Along shedrows from Laurel to Gulf-stream Park in Florida to Santa Anita Park in California, the rivalries among grooms are often keen. Most grooms rub three horses apiece, four at times, and each animal becomes an extension of the groom's life. So, in turn, the horses are a source of enormous, chest-thumping pride for those who care for them.

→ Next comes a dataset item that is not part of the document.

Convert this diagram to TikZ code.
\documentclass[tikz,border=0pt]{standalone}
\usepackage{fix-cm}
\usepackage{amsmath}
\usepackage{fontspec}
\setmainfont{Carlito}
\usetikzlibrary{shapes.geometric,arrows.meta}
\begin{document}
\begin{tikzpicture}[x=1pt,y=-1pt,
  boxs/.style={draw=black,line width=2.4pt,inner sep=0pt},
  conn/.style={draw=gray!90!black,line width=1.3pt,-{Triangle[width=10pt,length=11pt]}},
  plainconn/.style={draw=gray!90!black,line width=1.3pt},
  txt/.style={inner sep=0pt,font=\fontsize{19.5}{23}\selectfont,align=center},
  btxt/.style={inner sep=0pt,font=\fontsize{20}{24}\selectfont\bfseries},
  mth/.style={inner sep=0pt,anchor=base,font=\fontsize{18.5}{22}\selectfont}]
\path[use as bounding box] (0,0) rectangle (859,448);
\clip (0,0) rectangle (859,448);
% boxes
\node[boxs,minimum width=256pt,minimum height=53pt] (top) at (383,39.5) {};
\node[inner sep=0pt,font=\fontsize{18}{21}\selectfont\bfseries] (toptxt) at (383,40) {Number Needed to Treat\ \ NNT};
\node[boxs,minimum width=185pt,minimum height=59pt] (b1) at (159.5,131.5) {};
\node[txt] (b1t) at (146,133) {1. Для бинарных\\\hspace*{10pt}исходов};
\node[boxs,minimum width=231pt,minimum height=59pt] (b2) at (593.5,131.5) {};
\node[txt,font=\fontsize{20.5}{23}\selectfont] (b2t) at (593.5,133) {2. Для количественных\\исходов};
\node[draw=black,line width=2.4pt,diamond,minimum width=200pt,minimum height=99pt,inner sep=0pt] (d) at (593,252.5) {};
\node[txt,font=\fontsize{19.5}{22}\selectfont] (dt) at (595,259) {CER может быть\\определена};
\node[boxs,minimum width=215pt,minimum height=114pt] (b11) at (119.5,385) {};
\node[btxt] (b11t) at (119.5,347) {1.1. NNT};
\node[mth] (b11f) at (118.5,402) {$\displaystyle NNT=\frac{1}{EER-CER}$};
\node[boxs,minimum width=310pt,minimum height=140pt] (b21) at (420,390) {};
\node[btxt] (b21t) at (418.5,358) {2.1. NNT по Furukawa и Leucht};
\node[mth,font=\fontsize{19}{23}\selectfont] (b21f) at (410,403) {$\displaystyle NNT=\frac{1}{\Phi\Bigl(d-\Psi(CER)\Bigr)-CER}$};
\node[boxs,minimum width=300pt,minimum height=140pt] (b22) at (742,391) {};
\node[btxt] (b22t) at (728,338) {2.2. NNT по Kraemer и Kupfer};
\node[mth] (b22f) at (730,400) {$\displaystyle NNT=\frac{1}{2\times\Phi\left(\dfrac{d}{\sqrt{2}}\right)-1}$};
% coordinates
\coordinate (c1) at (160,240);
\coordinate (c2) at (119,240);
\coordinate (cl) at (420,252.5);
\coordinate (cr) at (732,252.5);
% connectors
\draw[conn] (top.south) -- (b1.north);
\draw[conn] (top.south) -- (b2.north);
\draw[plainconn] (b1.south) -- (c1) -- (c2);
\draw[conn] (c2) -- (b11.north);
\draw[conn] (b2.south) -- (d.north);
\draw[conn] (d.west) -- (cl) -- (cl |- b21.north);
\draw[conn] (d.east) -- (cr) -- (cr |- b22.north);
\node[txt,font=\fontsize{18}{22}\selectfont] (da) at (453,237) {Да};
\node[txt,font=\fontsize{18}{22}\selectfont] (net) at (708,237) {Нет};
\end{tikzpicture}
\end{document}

Two days before the Congressional, in the stable area, Stubbs passed astern of Jim Spears, the groom of Reputed Testamony, a 6-1 shot in the race, and Spears hollered: "I'm gonna kick your butt on Saturday!"
"You ain't got a chance!" Stubbs yelled back.
The next day, with ice coating the branches of trees and with snow gusting, groom Willie Kee was sitting in a small room in the detention barn on the backstretch, watching the races with other stable hands, including Sauni Jones, a hotwalker from Chas' Whim's barn. "Well, I'm gonna win the Congressional tomorrow," Kee announced loudly. "I'll be laughin' at 'em all in the winner's circle." Kee was the groom of Learned Jake, who had placed in his last two starts at Laurel, both stakes.
"I got the fittest horse, and the race is set up for me," crowed Kee. "If the track don't dry out, they'll all seven start, and there's plenty of speed, and I come from off the pace."